Tuesday, September 20, 2011

What is the difference between approaches, methods and techniques?



When I was an education student, I often had problems in differentiating teaching approach from teaching methods and teaching techniques. For me, it sounded all the same. Which is why now I am up to the task of trying to describe these three in simple terms which will not be difficult to understand and giving examples of situations to characterize their differences. For the purpose of simplifying this article, we assume that strategy and technique are one and the same.

First we define what a Teaching Approach is. A teaching approach is how you view things. Examples are behaviourist approach – drills, constructivist approach - output-based, integrated approach.

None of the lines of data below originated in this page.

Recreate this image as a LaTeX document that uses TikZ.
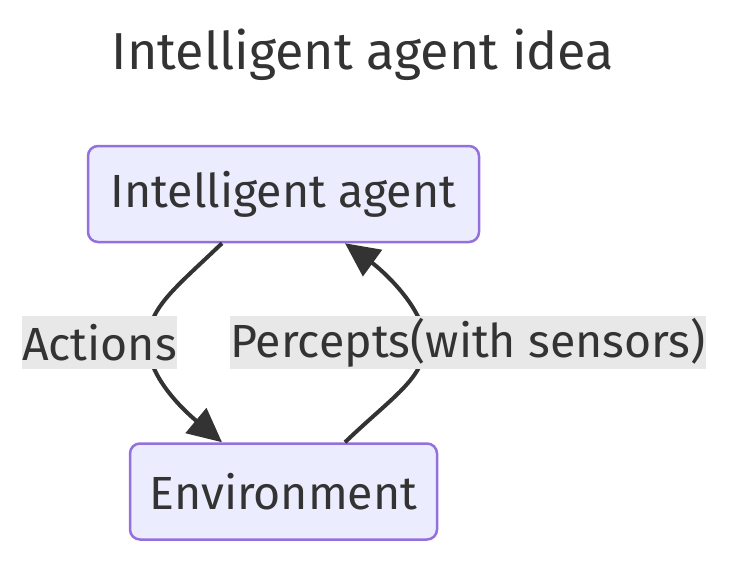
\documentclass[tikz,border=0pt]{standalone}
\usepackage{fontspec}
\setmainfont{Fira Sans}
\usetikzlibrary{calc,arrows.meta}
\definecolor{boxfill}{HTML}{ECECFF}
\definecolor{boxline}{HTML}{9370DB}
\definecolor{inkgray}{HTML}{333333}
\definecolor{labelbg}{HTML}{E8E8E8}
\tikzset{
  titletext/.style={text=inkgray, font=\fontsize{52}{60}\selectfont},
  agentbox/.style={draw=boxline, fill=boxfill, line width=2.5pt, rounded corners=10pt,
    minimum width=391pt, minimum height=96pt, text=inkgray, font=\fontsize{46.5}{54}\selectfont},
  edgelabel/.style={fill=labelbg, text=inkgray, inner sep=0pt, minimum height=53pt,
    font=\fontsize{46.5}{54}\selectfont},
  flow/.style={draw=inkgray, line width=4pt, -{Triangle[length=34pt,width=32pt]}}
}

\begin{document}
\begin{tikzpicture}[x=1pt,y=-1pt]
	%%%%% START %%%%%
	\useasboundingbox (0,0) rectangle (750,582);
	
	\node[titletext] (title) at (363,55) {Intelligent agent idea};
	
	\node[agentbox] (agent) at (283.5,194) {Intelligent agent};
	\node[agentbox, minimum width=307pt] (env) at (283.5,491.5) {Environment};
	
	\coordinate (actbend) at (148,343);
	\coordinate (percbend) at (425,343);
	
	\draw[flow] ([xshift=-61.5pt]agent.south) .. controls +(-48,46) and +(0,-35) .. (actbend)
		.. controls +(0,35) and +(-36,-30) .. ([xshift=-61.5pt]env.north);
	\draw[flow] ([xshift=61.5pt]env.north) .. controls +(48,-46) and +(0,35) .. (percbend)
		.. controls +(0,-35) and +(36,26) .. ([xshift=61.5pt]agent.south);
	
	\node[edgelabel, minimum width=153pt] (actlabel) at (99.5,342.5) {Actions};
	\node[edgelabel, minimum width=470pt] (perclabel) at (468,342.5) {Percepts(with sensors)};
	%%%%% END %%%%%
\end{tikzpicture}
\end{document}
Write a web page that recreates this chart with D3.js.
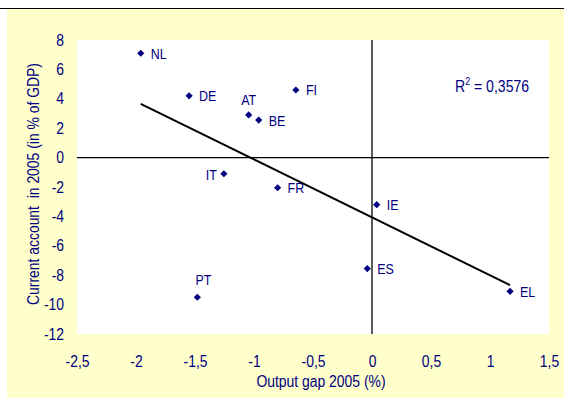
<!DOCTYPE html>
<html><head><meta charset="utf-8">
<script src="https://cdn.jsdelivr.net/npm/d3@7"></script>
<style>body{margin:0;background:#fff}svg{display:block}</style>
</head><body>
<script>
// ---- data ----
const countries = ["NL","DE","AT","BE","FI","IT","FR","IE","ES","PT","EL"];
const outputGap = [-1.96,-1.55,-1.045,-0.96,-0.645,-1.255,-0.80,0.04,-0.04,-1.48,1.17];
const currentAccount = [7.1,4.2,2.9,2.55,4.6,-1.1,-2.05,-3.2,-7.55,-9.5,-9.1];
const xTicks = [-2.5,-2,-1.5,-1,-0.5,0,0.5,1,1.5];
const yTicks = [8,6,4,2,0,-2,-4,-6,-8,-10,-12];
const rSquaredText = "0,3576";
const xTitle = "Output gap 2005 (%)";
const yTitle = "Current account  in 2005 (in % of GDP)";

// label placement (layout config)
const labelPlace = {NL:"right",DE:"right",AT:"above",BE:"right",FI:"right",IT:"left",FR:"right",IE:"right",ES:"right",PT:"aboveR",EL:"right"};

const W = 564, H = 402;
const plot = {l:77, r:549, t:40, b:334};
const navy = "#000080";
const font = "'Liberation Sans', Arial, sans-serif";
const SX = 0.87;

const svg = d3.select("body").append("svg").attr("width", W).attr("height", H);
svg.append("rect").attr("width", W).attr("height", H).attr("fill", "#fff");
svg.append("rect").attr("x", 7).attr("y", 9).attr("width", W-7).attr("height", 389).attr("fill", "#ffffcc");
svg.append("line").attr("x1", 0).attr("x2", W).attr("y1", 8.5).attr("y2", 8.5).attr("stroke", "#000").attr("stroke-width", 1);
svg.append("rect").attr("x", plot.l).attr("y", plot.t).attr("width", plot.r-plot.l).attr("height", plot.b-plot.t).attr("fill", "#fff");

const x = d3.scaleLinear().domain([-2.5, 1.5]).range([plot.l, plot.r]);
const y = d3.scaleLinear().domain([-12, 8]).range([plot.b, plot.t]);
const fmt = d => String(d).replace(".", ",");

// axes (labels only)
const xAxis = svg.append("g").attr("transform", `translate(0,${plot.b})`)
  .call(d3.axisBottom(x).tickValues(xTicks).tickFormat(fmt).tickSize(0).tickPadding(22));
const yAxis = svg.append("g").attr("transform", `translate(${plot.l},0)`)
  .call(d3.axisLeft(y).tickValues(yTicks).tickFormat(fmt).tickSize(0).tickPadding(13));
[xAxis, yAxis].forEach(g => {
  g.select(".domain").remove();
  g.selectAll("text").attr("fill", navy).attr("font-family", font).attr("font-size", 16);
});
yAxis.selectAll("text").attr("transform", `scale(${SX},1)`).attr("x", -13/SX);
xAxis.selectAll("text").attr("transform", `scale(${SX},1)`);

// zero lines
svg.append("line").attr("x1", plot.l).attr("x2", plot.r).attr("y1", y(0)).attr("y2", y(0))
  .attr("stroke", "#000").attr("stroke-width", 1.3);
svg.append("line").attr("x1", x(0)).attr("x2", x(0)).attr("y1", plot.t).attr("y2", plot.b)
  .attr("stroke", "#000").attr("stroke-width", 1.3);

// linear trend (least squares)
const n = countries.length;
const mx = d3.mean(outputGap), my = d3.mean(currentAccount);
let sxy = 0, sxx = 0;
for (let i = 0; i < n; i++) { sxy += (outputGap[i]-mx)*(currentAccount[i]-my); sxx += (outputGap[i]-mx)**2; }
const slope = sxy/sxx, icpt = my - slope*mx;
const [x0, x1] = d3.extent(outputGap);
svg.append("line").attr("x1", x(x0)).attr("y1", y(icpt+slope*x0)).attr("x2", x(x1)).attr("y2", y(icpt+slope*x1))
  .attr("stroke", "#000").attr("stroke-width", 2);

// points
const pts = countries.map((c, i) => ({c, gx: outputGap[i], ca: currentAccount[i]}));
svg.append("g").selectAll("path").data(pts).join("path")
  .attr("transform", d => `translate(${x(d.gx)},${y(d.ca)})`)
  .attr("d", "M0,-3.6L3.6,0L0,3.6L-3.6,0Z").attr("fill", navy);

const LS = 0.86;
svg.append("g").selectAll("text").data(pts).join("text")
  .attr("transform", d => {
    const px = x(d.gx), py = y(d.ca), p = labelPlace[d.c];
    let tx = px + 10, ty = py + 5.5;
    if (p === "above") { tx = px; ty = py - 10; }
    if (p === "aboveR") { tx = px + 6; ty = py - 12; }
    if (p === "left") { tx = px - 7; ty = py + 6.5; }
    return `translate(${tx},${ty}) scale(${LS},1)`;
  })
  .attr("text-anchor", d => { const p = labelPlace[d.c]; return p === "left" ? "end" : (p === "above" || p === "aboveR") ? "middle" : "start"; })
  .attr("fill", navy).attr("font-family", font).attr("font-size", 14.5)
  .text(d => d.c);

// R² annotation
const rt = svg.append("text").attr("transform", `translate(455,92) scale(0.88,1)`)
  .attr("fill", navy).attr("font-family", font).attr("font-size", 16);
rt.append("tspan").text("R");
rt.append("tspan").attr("font-size", 10).attr("dy", -7).text("2");
rt.append("tspan").attr("dy", 7).text(" = " + rSquaredText);

// axis titles
svg.append("text").attr("transform", `translate(321,387) scale(${SX},1)`).attr("text-anchor", "middle")
  .attr("fill", navy).attr("font-family", font).attr("font-size", 16).style("white-space","pre").text(xTitle);
svg.append("text").attr("transform", `translate(39,184) rotate(-90) scale(${SX},1)`).attr("text-anchor", "middle")
  .attr("fill", navy).attr("font-family", font).attr("font-size", 16).style("white-space","pre").text(yTitle);
</script>
</body></html>
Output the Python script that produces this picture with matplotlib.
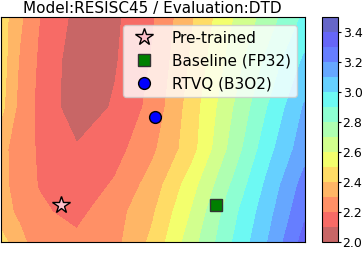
import numpy as np
import matplotlib
matplotlib.use("Agg")
import matplotlib.pyplot as plt
from matplotlib.colors import ListedColormap

# loss landscape grid (rows bottom -> top)
xs = [-0.39, -0.27, -0.15, 0.10, 0.345, 0.59, 0.835, 1.08, 1.325, 1.57]
ys = [-0.25, -0.05, 0.13, 0.37, 0.65, 0.95, 1.25]
loss = [
    [2.44, 2.33, 2.25, 2.22, 2.27, 2.425, 2.65, 2.878, 3.093, 3.34],
    [2.34, 2.28, 2.215, 2.175, 2.257, 2.387, 2.60, 2.844, 3.056, 3.28],
    [2.33, 2.256, 2.197, 2.14, 2.212, 2.345, 2.55, 2.788, 3.018, 3.24],
    [2.33, 2.25, 2.19, 2.11, 2.16, 2.281, 2.453, 2.708, 2.956, 3.16],
    [2.43, 2.27, 2.18, 2.04, 2.111, 2.232, 2.441, 2.669, 2.893, 3.11],
    [2.45, 2.29, 2.19, 2.04, 2.09, 2.21, 2.41, 2.62, 2.82, 3.02],
    [2.45, 2.32, 2.206, 2.07, 2.08, 2.19, 2.383, 2.576, 2.739, 2.92],
]

# model points
pre_xy = (0.0, 0.0)
base_xy = (1.0, 0.0)
rtvq_xy = (0.605, 0.585)

levels = np.arange(2.0, 3.51, 0.1)
cbar_ticks = [2.0, 2.2, 2.4, 2.6, 2.8, 3.0, 3.2, 3.4]

# jet_r at alpha 0.6 over white, baked in so band edges show no seams
jet = plt.get_cmap('jet_r')(np.linspace(0, 1, 256))
jet[:, :3] = 0.6 * jet[:, :3] + 0.4
cmap = ListedColormap(jet)

fig = plt.figure(figsize=(3.63, 2.61), dpi=100)
ax = fig.add_axes([1/363, 19/261, 303.5/363, 225/261])
cax = fig.add_axes([322/363, 19/261, 16/363, 225/261])

X, Y = np.meshgrid(xs, ys)
cs = ax.contourf(X, Y, np.array(loss), levels=levels, cmap=cmap)

ax.plot(*pre_xy, marker='*', ls='none', ms=13, mfc='pink', mec='black', mew=1, label='Pre-trained')
ax.plot(*base_xy, marker='s', ls='none', ms=8.5, mfc='green', mec='#333333', mew=1, label='Baseline (FP32)')
ax.plot(*rtvq_xy, marker='o', ls='none', ms=8.5, mfc='blue', mec='black', mew=1, label='RTVQ (B3O2)')

ax.set_xticks([]); ax.set_yticks([])
ax.set_title('Model:RESISC45 / Evaluation:DTD', fontsize=11, pad=3)
ax.legend(loc='upper right', fontsize=11)

cb = fig.colorbar(cs, cax=cax, ticks=cbar_ticks)
cb.ax.set_yticklabels(['%.1f' % t for t in cbar_ticks])
cb.ax.tick_params(labelsize=9, length=2.5, pad=0.8)

plt.savefig('out.png', dpi=100)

A Teaching Method, on the other hand, is the plan you follow when you are teaching. By applying a certain approach, you come up with procedures and practices for teaching your students. This consists of procedures you follow, steps you take, outline of actions that you have to do. It takes some guidelines from approaches and imparts pointers to strategies. Some examples are the inductive method, deductive method, project method, problem method, lecture method, metacognitive method, unit method, Demonstration, recitation, and the audio lingual method.

Lastly, a Teaching Technique are our own/personal/idiosyncratic strategies we use in order for us to be effective teachers. We adapt our teaching to the kind of students we have such that our instruction is different for every class and for every kind of student. It’s our maneuvering or tactic, a personal way implementing methods, highly individualized and tailor-fitted, customized to students learning styles, needs and interests. Some examples are games, activities, rewards and punishments

Now if we take it that method is the most commonly used term, that may be because the methods take some pointers from approaches, and imparts some of its pointers to strategies.

So basically, an approach is an overview which applies to learning for all kinds of learners. The method is the plan suited for a specific type of learner, and when it is applied to a specific group of students (a specific class or section), it becomes a strategy. If the method is the plan, then the strategy is the actual execution of the plan. Some books interchangeably use them.